Task description: Print, please, exactly and only the lines between the line holding "Clone this chart in seaborn and matplotlib." and the line holding "0.48, 0.36, 0.08, 0.01, 0.05, 0.47, 0.22, 0.13, 0.58, 0.52]", inclusive, omitting any pictures.

Data entries:

·····

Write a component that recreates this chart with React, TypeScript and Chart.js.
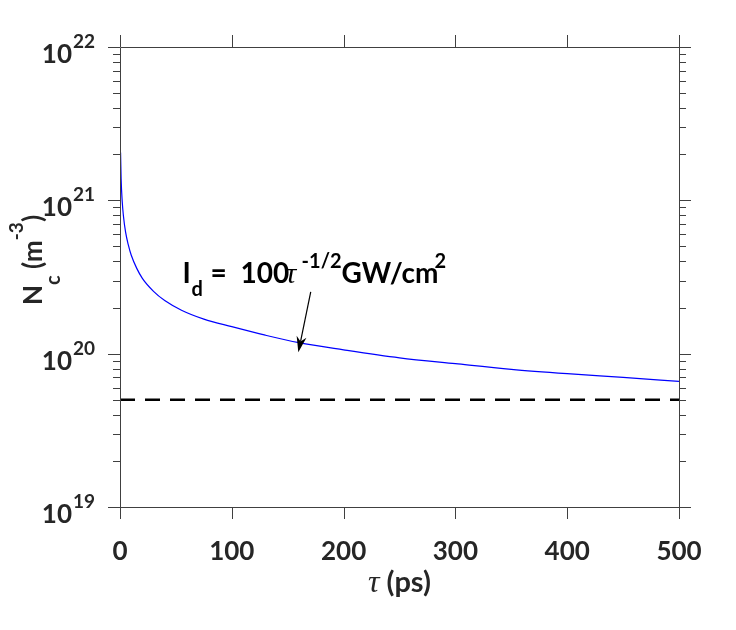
import React, { useEffect, useRef } from "react";
import { Chart, registerables } from "chart.js";

Chart.register(...registerables);

// ---- data ----
const tauPs = [0.5, 1, 2, 3, 5, 7.5, 10, 15, 20, 30, 40, 55, 75, 100, 130, 160, 200, 250, 300, 350, 400, 450, 500];
const ncValues = [
  2.05e21, 1.38e21, 9.8e20, 8.0e20, 6.2e20, 5.1e20, 4.4e20, 3.6e20, 3.1e20, 2.55e20, 2.22e20,
  1.92e20, 1.68e20, 1.5e20, 1.32e20, 1.18e20, 1.06e20, 9.4e19, 8.6e19, 7.9e19, 7.4e19, 7.0e19, 6.6e19,
];
const thresholdRange = [0, 500];
const thresholdValue = 5e19;
const xTickValues = [0, 100, 200, 300, 400, 500];
const xTickLabels = ["0", "100", "200", "300", "400", "500"];
const yDecadeExponents = [19, 20, 21, 22];
const yTickLabels = ["19", "20", "21", "22"];
// annotation anchors in data coordinates
const annotationTextAnchor = { x: 56, y: 2.88e20 };
const arrowTail = { x: 170.6, y: 2.53e20 };
const arrowTip = { x: 159.5, y: 1.02e20 };

const SANS = "Lato, 'Open Sans', sans-serif";
const TEXT_COLOR = "#262626";

type Part = { text: string; font: string; dy?: number; dx?: number };

function drawRich(ctx: CanvasRenderingContext2D, parts: Part[], x: number, y: number, align: "left" | "center" = "left") {
  ctx.textAlign = "left";
  ctx.textBaseline = "alphabetic";
  let total = 0;
  for (const p of parts) {
    ctx.font = p.font;
    total += ctx.measureText(p.text).width;
  }
  let cx = align === "center" ? x - total / 2 : x;
  for (const p of parts) {
    ctx.font = p.font;
    ctx.fillText(p.text, cx, y + (p.dy || 0));
    cx += ctx.measureText(p.text).width;
  }
}

// parts placed at fixed offsets from an anchor
function drawPlaced(ctx: CanvasRenderingContext2D, parts: Part[], x: number, y: number) {
  ctx.textAlign = "left";
  ctx.textBaseline = "alphabetic";
  for (const p of parts) {
    ctx.font = p.font;
    ctx.fillText(p.text, x + (p.dx || 0), y + (p.dy || 0));
  }
}

const decorPlugin = {
  id: "decor",
  afterDraw(chart: any) {
    const { ctx, chartArea, scales } = chart;
    const { left, right, top, bottom } = chartArea;
    const xs = scales.x;
    const ys = scales.y;
    const r = (v: number) => Math.round(v) + 0.5;
    ctx.save();
    ctx.strokeStyle = "#404040";
    ctx.lineWidth = 1;
    // box
    ctx.beginPath();
    ctx.moveTo(r(left), r(top));
    ctx.lineTo(r(right), r(top));
    ctx.lineTo(r(right), r(bottom));
    ctx.lineTo(r(left), r(bottom));
    ctx.closePath();
    ctx.stroke();

    const major = 12;
    const minor = 7;
    ctx.beginPath();
    for (const v of xTickValues) {
      const px = r(xs.getPixelForValue(v));
      ctx.moveTo(px, bottom);
      ctx.lineTo(px, bottom + major);
      ctx.moveTo(px, top);
      ctx.lineTo(px, top - major);
    }
    for (const e of yDecadeExponents) {
      const py = r(ys.getPixelForValue(Math.pow(10, e)));
      ctx.moveTo(left, py);
      ctx.lineTo(left - major, py);
      ctx.moveTo(right, py);
      ctx.lineTo(right + major, py);
      if (e < yDecadeExponents[yDecadeExponents.length - 1]) {
        for (let k = 2; k <= 9; k++) {
          const pm = r(ys.getPixelForValue(k * Math.pow(10, e)));
          ctx.moveTo(left, pm);
          ctx.lineTo(left - minor, pm);
          ctx.moveTo(right, pm);
          ctx.lineTo(right + minor, pm);
        }
      }
    }
    ctx.stroke();

    // x tick labels
    ctx.fillStyle = TEXT_COLOR;
    ctx.font = `bold 26px ${SANS}`;
    ctx.textAlign = "center";
    ctx.textBaseline = "alphabetic";
    xTickValues.forEach((v, i) => {
      ctx.fillText(xTickLabels[i], xs.getPixelForValue(v), bottom + 53);
    });

    // y tick labels 10^e
    yDecadeExponents.forEach((e, i) => {
      const py = ys.getPixelForValue(Math.pow(10, e));
      ctx.font = `bold 26px ${SANS}`;
      ctx.textAlign = "right";
      ctx.fillText("10", left - 48, py + 16);
      ctx.font = `bold 19px ${SANS}`;
      ctx.textAlign = "left";
      ctx.fillText(yTickLabels[i], left - 47, py + 1);
    });

    // x title
    drawRich(
      ctx,
      [
        { text: "\u03C4", font: `italic 32px 'Liberation Serif', serif` },
        { text: " (ps)", font: `bold 29px ${SANS}` },
      ],
      (left + right) / 2,
      bottom + 85,
      "center"
    );

    // y title (rotated)
    ctx.save();
    ctx.translate(42, 260);
    ctx.rotate(-Math.PI / 2);
    drawRich(
      ctx,
      [
        { text: "N", font: `bold 26px ${SANS}` },
        { text: "c", font: `bold 20px ${SANS}`, dy: 18 },
        { text: " (m", font: `bold 26px ${SANS}` },
        { text: "-3", font: `bold 19px ${SANS}`, dy: -19 },
        { text: ")", font: `bold 26px ${SANS}` },
      ],
      0,
      0,
      "center"
    );
    ctx.restore();

    // annotation text
    ctx.fillStyle = "#000";
    const ax = xs.getPixelForValue(annotationTextAnchor.x);
    const ay = ys.getPixelForValue(annotationTextAnchor.y);
    drawPlaced(
      ctx,
      [
        { text: "I", font: `bold 28px ${SANS}`, dx: 0 },
        { text: "d", font: `bold 20px ${SANS}`, dx: 9, dy: 13 },
        { text: "=", font: `bold 28px ${SANS}`, dx: 28 },
        { text: "100", font: `bold 28px ${SANS}`, dx: 58 },
        { text: "\u03C4", font: `italic 30px 'Liberation Serif', serif`, dx: 103 },
        { text: "-1/2", font: `bold 20px ${SANS}`, dx: 119, dy: -15 },
        { text: "GW/cm", font: `bold 28px ${SANS}`, dx: 159 },
        { text: "2", font: `bold 20px ${SANS}`, dx: 252, dy: -15 },
      ],
      ax,
      ay
    );

    // arrow
    const tx = xs.getPixelForValue(arrowTail.x);
    const ty = ys.getPixelForValue(arrowTail.y);
    const hx = xs.getPixelForValue(arrowTip.x);
    const hy = ys.getPixelForValue(arrowTip.y);
    const ang = Math.atan2(hy - ty, hx - tx);
    const len = 16;
    const half = 5;
    const bx = hx - len * Math.cos(ang);
    const by = hy - len * Math.sin(ang);
    const nx = hx - 11 * Math.cos(ang);
    const ny = hy - 11 * Math.sin(ang);
    ctx.strokeStyle = "#000";
    ctx.lineWidth = 1.2;
    ctx.beginPath();
    ctx.moveTo(tx, ty);
    ctx.lineTo(nx, ny);
    ctx.stroke();
    ctx.fillStyle = "#000";
    ctx.beginPath();
    ctx.moveTo(hx, hy);
    ctx.lineTo(bx + half * Math.sin(ang), by - half * Math.cos(ang));
    ctx.lineTo(nx, ny);
    ctx.lineTo(bx - half * Math.sin(ang), by + half * Math.cos(ang));
    ctx.closePath();
    ctx.fill();

    ctx.restore();
  },
};

export default function App() {
  const canvasRef = useRef<HTMLCanvasElement | null>(null);

  useEffect(() => {
    if (!canvasRef.current) return;
    const chart = new Chart(canvasRef.current, {
      type: "line",
      data: {
        datasets: [
          {
            data: tauPs.map((t, i) => ({ x: t, y: ncValues[i] })),
            borderColor: "#0000ff",
            borderWidth: 1.2,
            pointRadius: 0,
            cubicInterpolationMode: "monotone",
            fill: false,
          },
          {
            data: thresholdRange.map((t) => ({ x: t, y: thresholdValue })),
            borderColor: "#000000",
            borderWidth: 2.5,
            borderDash: [15, 10],
            pointRadius: 0,
            fill: false,
          },
        ],
      },
      options: {
        animation: false,
        responsive: true,
        maintainAspectRatio: false,
        layout: { padding: { left: 120, right: 57, top: 47, bottom: 123 } },
        plugins: { legend: { display: false }, tooltip: { enabled: false } },
        scales: {
          x: { type: "linear", min: 0, max: 500, display: false },
          y: { type: "logarithmic", min: 1e19, max: 1e22, display: false },
        },
      },
      plugins: [decorPlugin],
    } as any);
    return () => chart.destroy();
  }, []);

  return (
    <div style={{ position: "fixed", left: 0, top: 0, width: 736, height: 630, background: "#fff" }}>
      <canvas ref={canvasRef} />
    </div>
  );
}
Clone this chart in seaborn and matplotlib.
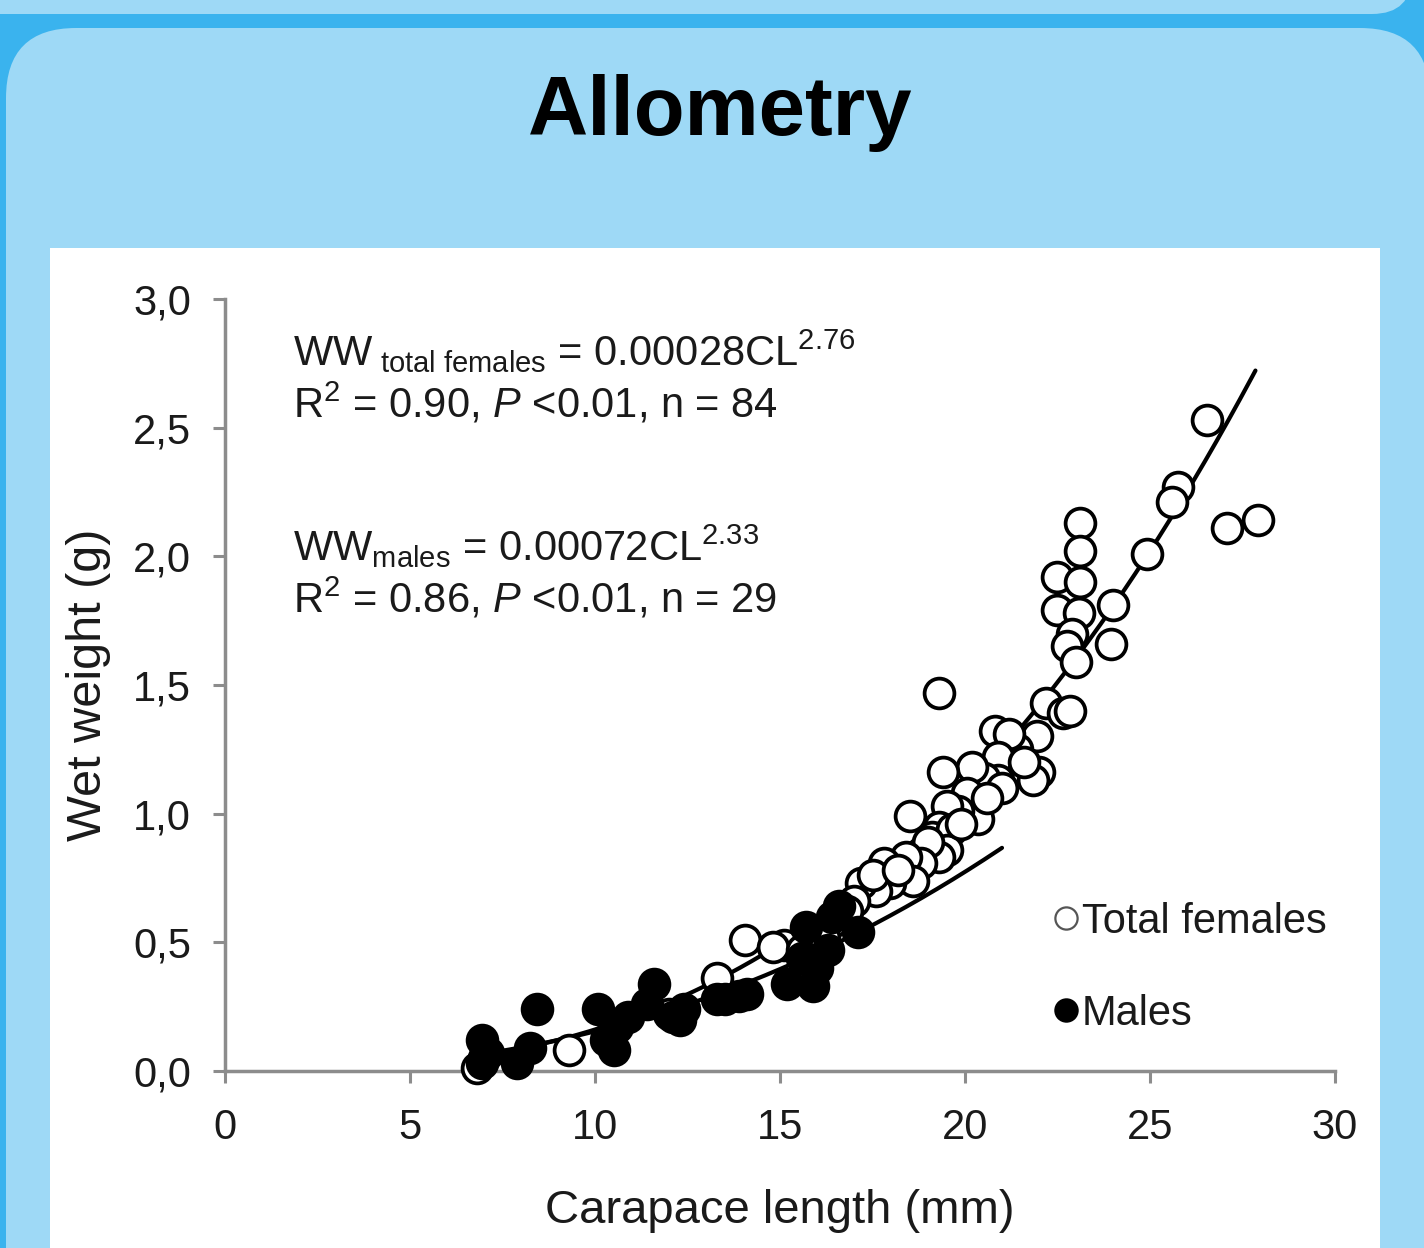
import matplotlib.pyplot as plt
import numpy as np
import seaborn as sns
from matplotlib.lines import Line2D
from matplotlib.patches import FancyBboxPatch, Rectangle


# open circles: total females (carapace length mm, wet weight g)
FEMALE_CL = [26.55, 25.75, 25.6, 27.08, 27.92, 24.92, 24.0, 23.95, 23.11, 23.11,
             22.49, 23.11, 22.49, 23.08, 22.89, 22.76, 23.0, 22.2, 22.65, 22.84,
             21.95, 22.0, 21.85, 19.3, 21.4, 20.8, 21.2, 20.9, 20.9, 20.5,
             20.2, 19.4, 20.05, 20.35, 19.8, 19.5, 19.3, 19.1, 19.65, 19.5,
             19.3, 18.5, 19.0, 18.8, 18.4, 18.6, 17.8, 17.97, 17.6, 17.2,
             17.0, 16.8, 17.5, 18.2, 21.6, 21.0, 20.6, 19.9, 14.05, 15.1,
             14.8, 13.3, 9.3, 6.8, 7.0, 15.6, 12.0, 10.4, 16.4, 16.2]
FEMALE_WW = [2.53, 2.27, 2.21, 2.11, 2.14, 2.01, 1.81, 1.66, 2.13, 2.02,
             1.92, 1.90, 1.79, 1.78, 1.70, 1.65, 1.59, 1.43, 1.39, 1.40,
             1.30, 1.16, 1.13, 1.47, 1.25, 1.32, 1.31, 1.22, 1.13, 1.14,
             1.18, 1.16, 1.08, 0.98, 1.01, 1.03, 0.95, 0.91, 0.94, 0.86,
             0.83, 0.99, 0.89, 0.81, 0.83, 0.74, 0.81, 0.73, 0.70, 0.73,
             0.66, 0.62, 0.76, 0.78, 1.20, 1.10, 1.06, 0.96, 0.51, 0.49,
             0.48, 0.36, 0.08, 0.01, 0.05, 0.47, 0.22, 0.13, 0.58, 0.52]

# filled circles: males
MALE_CL = [6.95, 6.95, 7.1, 7.9, 8.43, 8.24, 10.08, 10.3, 10.5, 10.6,
           10.9, 11.6, 11.4, 12.1, 12.4, 12.3, 13.3, 13.5, 13.9, 14.1,
           15.2, 15.7, 15.9, 15.6, 16.3, 16.4, 16.6, 17.1, 16.0]
MALE_WW = [0.12, 0.03, 0.07, 0.03, 0.24, 0.09, 0.24, 0.12, 0.08, 0.17,
           0.21, 0.34, 0.26, 0.21, 0.24, 0.20, 0.28, 0.28, 0.29, 0.30,
           0.34, 0.56, 0.33, 0.44, 0.47, 0.60, 0.64, 0.54, 0.40]

# fitted power curves WW = a * CL^b, as printed on the chart
FEMALE_A, FEMALE_B, FEMALE_RANGE = 0.00028, 2.76, (7.0, 27.85)
MALE_A, MALE_B, MALE_RANGE = 0.00072, 2.33, (7.0, 21.0)

X_TICKS = [0, 5, 10, 15, 20, 25, 30]
Y_TICKS = [0.0, 0.5, 1.0, 1.5, 2.0, 2.5, 3.0]
Y_TICK_LABELS = ["0,0", "0,5", "1,0", "1,5", "2,0", "2,5", "3,0"]

LIGHT_BLUE = "#9ed9f6"
DARK_BLUE = "#3ab3ee"
INK = "#1a1a1a"
W, H = 1424, 1248

sns.set_style("ticks")
plt.rcParams["font.family"] = ["Liberation Sans", "DejaVu Sans"]
plt.rcParams["mathtext.fontset"] = "custom"
plt.rcParams["mathtext.rm"] = "Liberation Sans"
plt.rcParams["mathtext.it"] = "Liberation Sans:italic"
plt.rcParams["mathtext.default"] = "regular"

fig = plt.figure(figsize=(W / 100, H / 100), dpi=100, facecolor=DARK_BLUE)

# slide background, drawn in pixel units
bg = fig.add_axes([0, 0, 1, 1], zorder=0)
bg.set_xlim(0, W)
bg.set_ylim(H, 0)
bg.axis("off")
bg.add_patch(FancyBboxPatch((-100, -100), 1512, 114,
                            boxstyle="round,pad=0,rounding_size=40",
                            fc=LIGHT_BLUE, ec="none"))
bg.add_patch(FancyBboxPatch((6, 28), 1424, 1400,
                            boxstyle="round,pad=0,rounding_size=70",
                            fc=LIGHT_BLUE, ec="none"))
bg.add_patch(Rectangle((50, 248), 1330, 1100, fc="white", ec="none"))
bg.text(720, 135, "Allometry", ha="center", va="baseline", fontsize=60,
        fontweight="bold", color="black")

ax = fig.add_axes([225 / W, 1 - 1071 / H, 1110 / W, 772 / H], zorder=1)
ax.patch.set_alpha(0)

for a, b, (lo, hi) in [(FEMALE_A, FEMALE_B, FEMALE_RANGE), (MALE_A, MALE_B, MALE_RANGE)]:
    cl = np.linspace(lo, hi, 200)
    sns.lineplot(x=cl, y=a * cl ** b, ax=ax, color="black", linewidth=3.0, zorder=2)

sns.scatterplot(x=FEMALE_CL, y=FEMALE_WW, ax=ax, s=460, color="white",
                edgecolor="black", linewidth=2.7, zorder=3, clip_on=False)
sns.scatterplot(x=MALE_CL, y=MALE_WW, ax=ax, s=460, color="black",
                edgecolor="black", linewidth=2.7, zorder=4, clip_on=False)

ax.set_xlim(0, 30)
ax.set_ylim(0, 3.0)
ax.set_xticks(X_TICKS)
ax.set_xticklabels([str(t) for t in X_TICKS])
ax.set_yticks(Y_TICKS)
ax.set_yticklabels(Y_TICK_LABELS)
ax.tick_params(axis="both", direction="out", length=8.5, width=2.2,
               color="#8c8c8c", labelsize=30, labelcolor=INK)
ax.tick_params(axis="x", pad=18)
ax.tick_params(axis="y", pad=16)
for side in ["top", "right"]:
    ax.spines[side].set_visible(False)
for side in ["left", "bottom"]:
    ax.spines[side].set_color("#8c8c8c")
    ax.spines[side].set_linewidth(2.5)

ax.set_xlabel("Carapace length (mm)", fontsize=34, color=INK, labelpad=30)
ax.set_ylabel("Wet weight (g)", fontsize=35, color=INK, labelpad=16)

notes = [
    (2.74, r"WW$_{\mathrm{\ total\ females}}$ = $\mathit{0.00028}$CL$^{\mathit{2.76}}$"),
    (2.54, r"R$^{2}$ = 0.90, $\mathit{P}$ <0.01, n = 84"),
    (1.98, r"WW$_{\mathrm{males}}$ = $\mathit{0.00072}$CL$^{\mathit{2.33}}$"),
    (1.78, r"R$^{2}$ = 0.86, $\mathit{P}$ <0.01, n = 29"),
]
for y, txt in notes:
    ax.text(1.84, y, txt, fontsize=30, color=INK, va="baseline")

handles = [
    Line2D([], [], marker="o", linestyle="none", markersize=16,
           markerfacecolor="white", markeredgecolor="#555555", markeredgewidth=1.6),
    Line2D([], [], marker="o", linestyle="none", markersize=16,
           markerfacecolor="black", markeredgecolor="black", markeredgewidth=1.6),
]
ax.legend(handles, ["Total females", "Males"], loc="upper left",
          bbox_to_anchor=(0.747, 0.219), frameon=False, fontsize=30,
          handlelength=0.55, handletextpad=0.12, labelspacing=1.25,
          borderpad=0, borderaxespad=0, labelcolor=INK)

fig.savefig("out.png", dpi=100, facecolor=fig.get_facecolor())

·····

Written solution:
Clone this chart in seaborn and matplotlib.
import matplotlib.pyplot as plt
import numpy as np
import seaborn as sns
from matplotlib.lines import Line2D
from matplotlib.patches import FancyBboxPatch, Rectangle


# open circles: total females (carapace length mm, wet weight g)
FEMALE_CL = [26.55, 25.75, 25.6, 27.08, 27.92, 24.92, 24.0, 23.95, 23.11, 23.11,
             22.49, 23.11, 22.49, 23.08, 22.89, 22.76, 23.0, 22.2, 22.65, 22.84,
             21.95, 22.0, 21.85, 19.3, 21.4, 20.8, 21.2, 20.9, 20.9, 20.5,
             20.2, 19.4, 20.05, 20.35, 19.8, 19.5, 19.3, 19.1, 19.65, 19.5,
             19.3, 18.5, 19.0, 18.8, 18.4, 18.6, 17.8, 17.97, 17.6, 17.2,
             17.0, 16.8, 17.5, 18.2, 21.6, 21.0, 20.6, 19.9, 14.05, 15.1,
             14.8, 13.3, 9.3, 6.8, 7.0, 15.6, 12.0, 10.4, 16.4, 16.2]
FEMALE_WW = [2.53, 2.27, 2.21, 2.11, 2.14, 2.01, 1.81, 1.66, 2.13, 2.02,
             1.92, 1.90, 1.79, 1.78, 1.70, 1.65, 1.59, 1.43, 1.39, 1.40,
             1.30, 1.16, 1.13, 1.47, 1.25, 1.32, 1.31, 1.22, 1.13, 1.14,
             1.18, 1.16, 1.08, 0.98, 1.01, 1.03, 0.95, 0.91, 0.94, 0.86,
             0.83, 0.99, 0.89, 0.81, 0.83, 0.74, 0.81, 0.73, 0.70, 0.73,
             0.66, 0.62, 0.76, 0.78, 1.20, 1.10, 1.06, 0.96, 0.51, 0.49,
             0.48, 0.36, 0.08, 0.01, 0.05, 0.47, 0.22, 0.13, 0.58, 0.52]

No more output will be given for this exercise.